L’essentiel, pour la deuxième piste, c’est d’abord de se procurer le matériel nécessaire: tubes électroniques, résistances, condensateurs, etc. Mais aussi plusieurs dizaines de kilomètres de fils. Bien que la plupart de ces éléments étaient des composants «standard» , il y avait aussi une guerre en cours et le projet PX était en concurrence avec d’autre projets, tout en n’ayant pas la même priorité qu’eux. Il fallait donc souvent utiliser des astuces ou faire appel à des relations aussi bien chez BRL (Goldstine, maintenant capitaine), que chez les autorités universitaires (notamment le doyen de la MSEE, qui était dans le conseil d‘administration de quelques sociétés dans le domaine électr(on)ique).

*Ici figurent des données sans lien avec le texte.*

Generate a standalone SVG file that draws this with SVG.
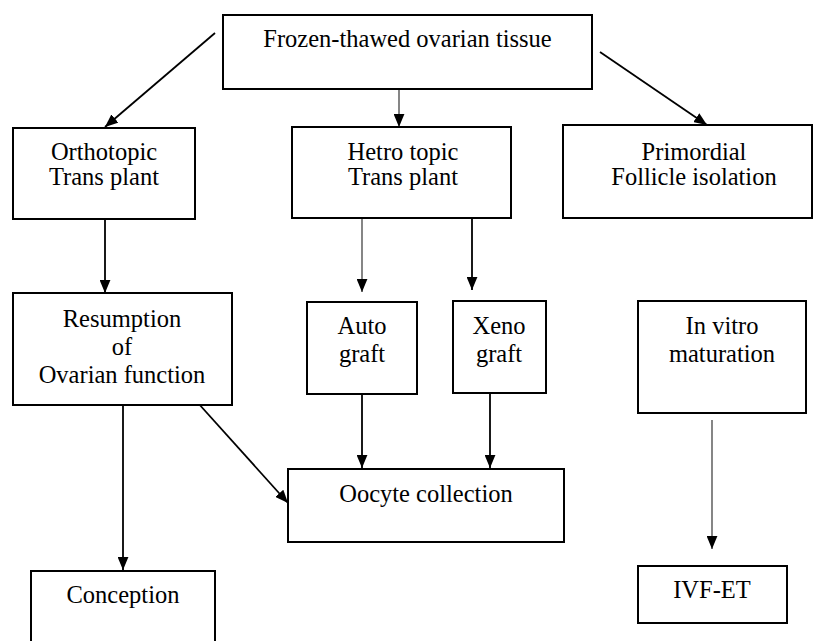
<svg xmlns="http://www.w3.org/2000/svg" width="814" height="641" viewBox="0 0 814 641">
<style>
.box{fill:#fff;stroke:#000;stroke-width:2}
.t{font-family:"Liberation Serif","Times New Roman",serif;font-size:24.5px;fill:#000;text-anchor:middle}
.c{fill:none;stroke:#000;stroke-width:1.8}
.c.thin{stroke:#222;stroke-width:1.1}
</style>
<defs>
<marker id="ah" markerUnits="userSpaceOnUse" markerWidth="13" markerHeight="11" refX="12" refY="5" orient="auto" viewBox="0 0 12 10">
<path d="M0,0 L12,5 L0,10 z" fill="#000"/>
</marker>
</defs>
<rect width="814" height="641" fill="#fff"/>
<g id="connectors">
<line class="c" x1="215" y1="33" x2="105" y2="127" marker-end="url(#ah)"/>
<line class="c thin" x1="399" y1="89" x2="399" y2="127" marker-end="url(#ah)"/>
<line class="c" x1="600" y1="52" x2="707" y2="125" marker-end="url(#ah)"/>
<line class="c" x1="105" y1="219" x2="105" y2="293" marker-end="url(#ah)"/>
<line class="c thin" x1="362" y1="218" x2="362" y2="292" marker-end="url(#ah)"/>
<line class="c" x1="472" y1="218" x2="472" y2="290" marker-end="url(#ah)"/>
<line class="c" x1="123" y1="405" x2="123" y2="570" marker-end="url(#ah)"/>
<line class="c" x1="198" y1="403" x2="288" y2="503" marker-end="url(#ah)"/>
<line class="c" x1="362" y1="394" x2="362" y2="468" marker-end="url(#ah)"/>
<line class="c" x1="490" y1="393" x2="490" y2="468" marker-end="url(#ah)"/>
<line class="c thin" x1="712" y1="420" x2="712" y2="549" marker-end="url(#ah)"/>
</g>
<g id="frozen">
<rect class="box" x="223" y="15" width="369" height="74"/>
<text class="t" x="407.5" y="47">Frozen-thawed ovarian tissue</text>
</g>
<g id="orthotopic">
<rect class="box" x="13" y="128" width="182" height="91"/>
<text class="t" x="104" y="160">Orthotopic</text>
<text class="t" x="104" y="185">Trans plant</text>
</g>
<g id="heterotopic">
<rect class="box" x="292" y="127" width="219" height="91"/>
<text class="t" x="403" y="160">Hetro topic</text>
<text class="t" x="403" y="185">Trans plant</text>
</g>
<g id="primordial">
<rect class="box" x="563" y="125" width="249" height="93"/>
<text class="t" x="694" y="160">Primordial</text>
<text class="t" x="694" y="185">Follicle isolation</text>
</g>
<g id="resumption">
<rect class="box" x="13" y="293" width="219" height="112"/>
<text class="t" x="122" y="327">Resumption</text>
<text class="t" x="122" y="355">of</text>
<text class="t" x="122" y="383">Ovarian function</text>
</g>
<g id="autograft">
<rect class="box" x="307" y="302" width="110" height="92"/>
<text class="t" x="362" y="334">Auto</text>
<text class="t" x="362" y="362">graft</text>
</g>
<g id="xenograft">
<rect class="box" x="453" y="301" width="93" height="92"/>
<text class="t" x="499" y="334">Xeno</text>
<text class="t" x="499" y="362">graft</text>
</g>
<g id="invitro">
<rect class="box" x="638" y="301" width="168" height="112"/>
<text class="t" x="722" y="334">In vitro</text>
<text class="t" x="722" y="362">maturation</text>
</g>
<g id="oocyte">
<rect class="box" x="288" y="469" width="276" height="73"/>
<text class="t" x="426" y="502">Oocyte collection</text>
</g>
<g id="conception">
<rect class="box" x="31" y="571" width="184" height="80"/>
<text class="t" x="123" y="603">Conception</text>
</g>
<g id="ivfet">
<rect class="box" x="638" y="566" width="149" height="57"/>
<text class="t" x="712" y="598">IVF-ET</text>
</g>
</svg>
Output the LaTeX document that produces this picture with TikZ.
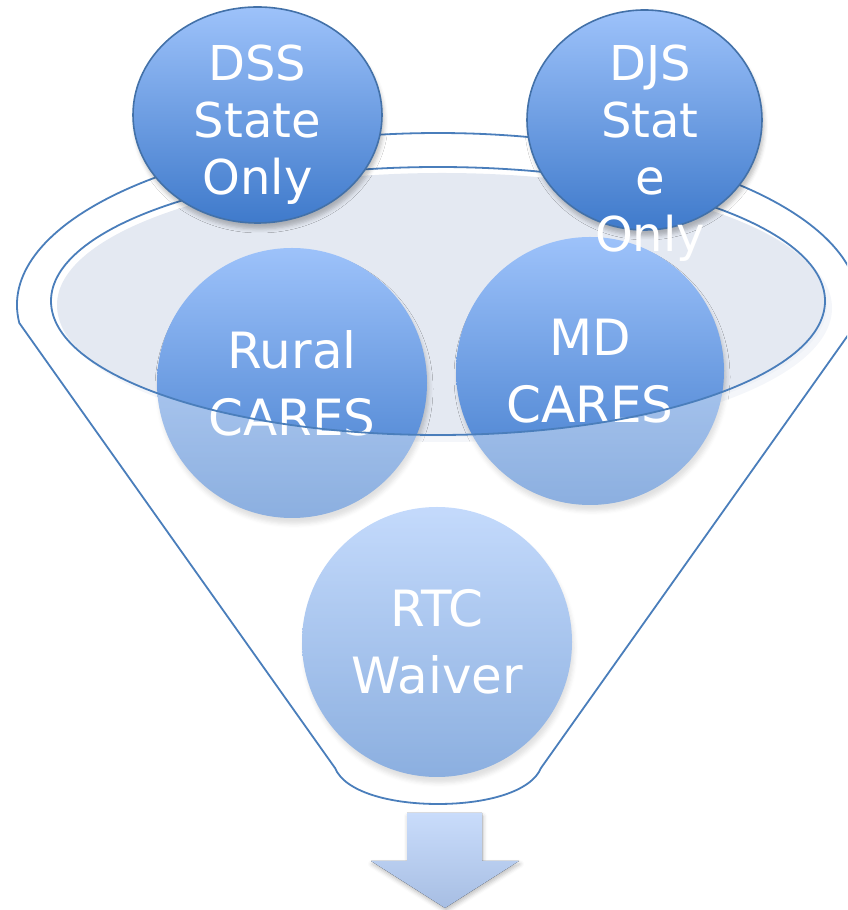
\documentclass[tikz,border=0pt]{standalone}
\usepackage{fontspec}
\setmainfont{DejaVu Sans}
\usetikzlibrary{shapes.geometric,shadows.blur}

\definecolor{rimblue}{HTML}{4A7EBB}
\definecolor{bubtop}{HTML}{9DC2FA}
\definecolor{bubbottom}{HTML}{3F7ACB}
\definecolor{bowlfill}{HTML}{E4E9F2}
\definecolor{bowlhalo}{HTML}{EEF1F7}
\definecolor{arrowtop}{HTML}{C9DCFB}
\definecolor{arrowbottom}{HTML}{A7BEE3}

% outline of the funnel body
\newcommand\funnelpath{(335,142) -- (19.3,587)
  arc[start angle=186, end angle=-6, x radius=421, y radius=172]
  -- (541,142) .. controls (531,118) and (486,106) .. (438,106)
  .. controls (390,106) and (345,118) .. (335,142) -- cycle}

\begin{document}
\begin{tikzpicture}[x=1pt, y=1pt,
    bubble/.style ={circle, minimum size=270pt, inner sep=0pt,
      top color=bubtop, bottom color=bubbottom, text=white, align=center,
      font=\fontsize{50}{67}\selectfont,
      blur shadow={shadow xshift=2pt, shadow yshift=-6pt, shadow blur radius=4pt, shadow opacity=20}},
    topbubble/.style ={ellipse, draw=rimblue!90!black, line width=1.6pt, inner sep=0pt,
      top color=bubtop, bottom color=bubbottom,
      blur shadow={shadow xshift=2pt, shadow yshift=-6pt, shadow blur radius=4pt, shadow opacity=25}},
    bubtext/.style ={text=white, align=center, inner sep=0pt,
      font=\fontsize{48}{57}\selectfont},
    rim/.style ={draw=rimblue, line width=1.8pt}]
   \useasboundingbox (0,0) rectangle (847,910);
   \clip (0,0) rectangle (847,910);

   % bowl of the funnel
   \fill[bowlhalo] (445,602) ellipse[x radius=387, y radius=134];
   \fill[bowlfill] (442,605) ellipse[x radius=385, y radius=132];

   \node[bubble] (rural) at (292,527) {Rural\\CARES};
   \node[bubble, minimum size=268pt] (md) at (590,539) {MD\\CARES};
   \node[bubble] (rtc) at (437,268) {RTC\\Waiver};

   % body washes out what lies below the bowl
   \fill[white, fill opacity=0.4, even odd rule] \funnelpath
     (438,609) ellipse[x radius=387, y radius=134];
   \draw[rim] \funnelpath;
   \draw[rim] (438,609) ellipse[x radius=387, y radius=134];

   \node[topbubble, minimum width=249pt, minimum height=216pt] (dss) at (257.5,795) {};
   \node[topbubble, minimum width=235pt, minimum height=220pt] (djs) at (644.5,790) {};
   \node[bubtext] (dss-text) at ([yshift=-9.5pt]dss.center) {DSS\\State\\Only};
   \node[bubtext] (djs-text) at ([xshift=5.5pt, yshift=-33pt]djs.center) {DJS\\Stat\\e\\Only};

   % outlet arrow
   \fill[top color=arrowtop, bottom color=arrowbottom,
     blur shadow={shadow xshift=1pt, shadow yshift=-3pt, shadow blur radius=4pt, shadow opacity=25}]
     (407,97) -- (482,97) -- (482,49) -- (519,49) -- (445,2) -- (371,49) -- (407,49) -- cycle;
\end{tikzpicture}
\end{document}
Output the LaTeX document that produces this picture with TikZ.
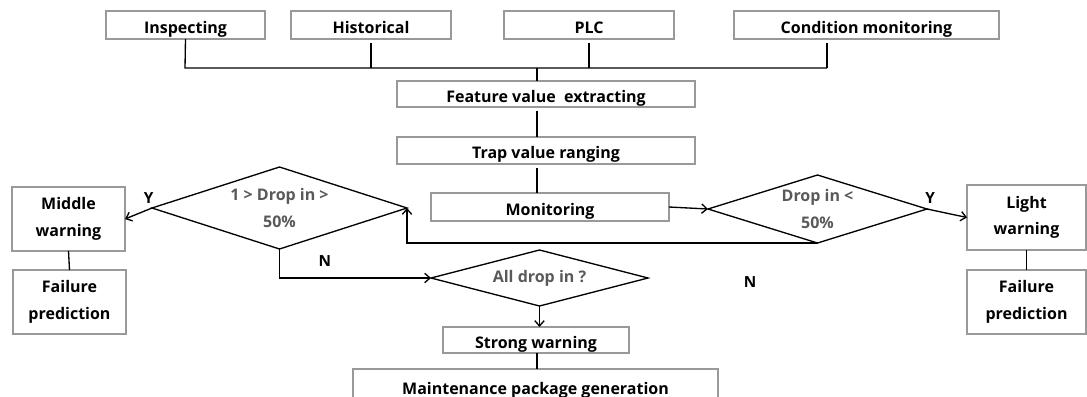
\documentclass[tikz,border=0pt]{standalone}
\usepackage{fontspec}
\setmainfont{Open Sans}
\usepackage{tikz}
\usetikzlibrary{shapes.geometric,arrows.meta}

\newlength{\pxu}
\setlength{\pxu}{0.75pt}

\tikzset{
  databox/.style={draw=gray!80, line width=0.8pt, inner sep=0pt, outer sep=0pt,
    font=\fontsize{12}{20}\selectfont\bfseries, align=center},
  oneline/.style={databox, text height=12pt, text depth=0pt},
  decision/.style={diamond, draw=black, line width=1pt, inner sep=0pt, outer sep=0pt,
    font=\fontsize{12}{20}\selectfont\bfseries, text=gray!70!black, align=center},
  link/.style={line width=1pt, draw=black},
  tag/.style={font=\fontsize{11.5}{12}\selectfont\bfseries, inner sep=1pt},
}

\begin{document}
\begin{tikzpicture}[x=0.75pt, y=-0.75pt, >={Straight Barb[length=4pt,width=7pt]}]
\useasboundingbox (0,0) rectangle (1087,396);

% data sources
\node[oneline, minimum width=159\pxu, minimum height=28\pxu] (insp) at (185.5,25) {Inspecting};
\node[oneline, minimum width=160\pxu, minimum height=28\pxu] (hist) at (371,25) {Historical};
\node[oneline, minimum width=170\pxu, minimum height=28\pxu] (plc) at (589,25) {PLC};
\node[oneline, minimum width=265\pxu, minimum height=28\pxu] (cond) at (866.5,25) {Condition monitoring};

% main chain
\node[oneline, minimum width=298\pxu, minimum height=26\pxu] (feat) at (546,94) {Feature value\ \ extracting};
\node[oneline, minimum width=298\pxu, minimum height=27\pxu] (trap) at (546,150.5) {Trap value ranging};
\node[oneline, minimum width=238\pxu, minimum height=28\pxu] (mon) at (550,207) {Monitoring};

% decisions
\node[decision, minimum width=255\pxu, minimum height=82\pxu, aspect=3.1] (dmid) at (279.5,208) {1 > Drop in >\\50\%};
\node[decision, minimum width=219\pxu, minimum height=68\pxu, aspect=3.2] (dlight) at (817.5,209) {Drop in <\\50\%};
\node[decision, minimum width=217\pxu, minimum height=56\pxu, aspect=3.9] (dall) at (539.5,278) {All drop in ?};

% warnings
\node[databox, minimum width=113\pxu, minimum height=64\pxu] (mid) at (68.5,219) {Middle\\warning};
\node[databox, minimum width=113\pxu, minimum height=64\pxu] (fpl) at (69.5,302) {Failure\\prediction};
\node[databox, minimum width=119\pxu, minimum height=65\pxu] (light) at (1026.5,217.5) {Light\\warning};
\node[databox, minimum width=119\pxu, minimum height=64\pxu] (fpr) at (1026.5,302) {Failure\\prediction};
\node[oneline, minimum width=186\pxu, minimum height=26\pxu] (strong) at (536,340) {Strong warning};
\node[oneline, minimum width=365\pxu, minimum height=34\pxu] (maint) at (535.5,386) {Maintenance package generation};

\node[tag] (nright) at (750,282) {N};

% bus
\coordinate (busL) at (185,68);
\coordinate (busR) at (827,68);
\coordinate (axis) at (537,68);
\draw[link] (insp.south) -- (busL) -- (busR);
\draw[link, shorten <=3pt] (hist.south) -- (hist.south |- busL);
\draw[link, shorten <=3pt] (plc.south) -- (plc.south |- busL);
\draw[link, shorten <=3pt] (busR |- cond.south) -- (busR);
\draw[link] (axis) -- (axis |- feat.north);
\draw[link, shorten <=3pt] (axis |- feat.south) -- (axis |- trap.north);
\draw[link, shorten <=3pt] (axis |- trap.south) -- (axis |- mon.north);

% flow
\draw[link, ->] (mon.east) -- (dlight.west);
\draw[link, ->] (dlight.east) -- node[tag, pos=0.08, above=3pt] {Y} (light.west);
\draw[link, ->] (dmid.west) -- node[tag, pos=0.12, above=3pt] {Y} (mid.east);
\draw[link, ->] (dlight.south) -| (dmid.east);
\draw[link, ->] (dmid.south) |- node[tag, pos=0.65, above=7pt] {N} (dall.west);
\draw[link, ->] (dall.south) -- (dall.south |- strong.north);
\draw[link] (strong.south -| axis) -- (axis |- maint.north);
\draw[link] (mid.south) -- (fpl.north);
\draw[link] (light.south) -- (fpr.north);
\end{tikzpicture}
\end{document}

La machine utilisera 18.000 tubes électroniques, 7.000 diodes, 1.500 relais, 70.000 résistances. Le temps de vie d’un tube était limité, il fallait donc une arrivée constante de tubes de rechange. Et on avait aussi besoin de châssis pour héberger la construction, des outils, des tables de dessin, des appareils de mesure…encore augmenter, notamment en engageant des wiremen. Ceci était le terme officiel pour les techniciens qui vont tirer ces kilomètres de fils et effectuer les 5.000.000 de points de soudure qui reliaient les composants. Bien qu’on parle de wireMEN, la plupart étaient des femmes (c’était la guerre).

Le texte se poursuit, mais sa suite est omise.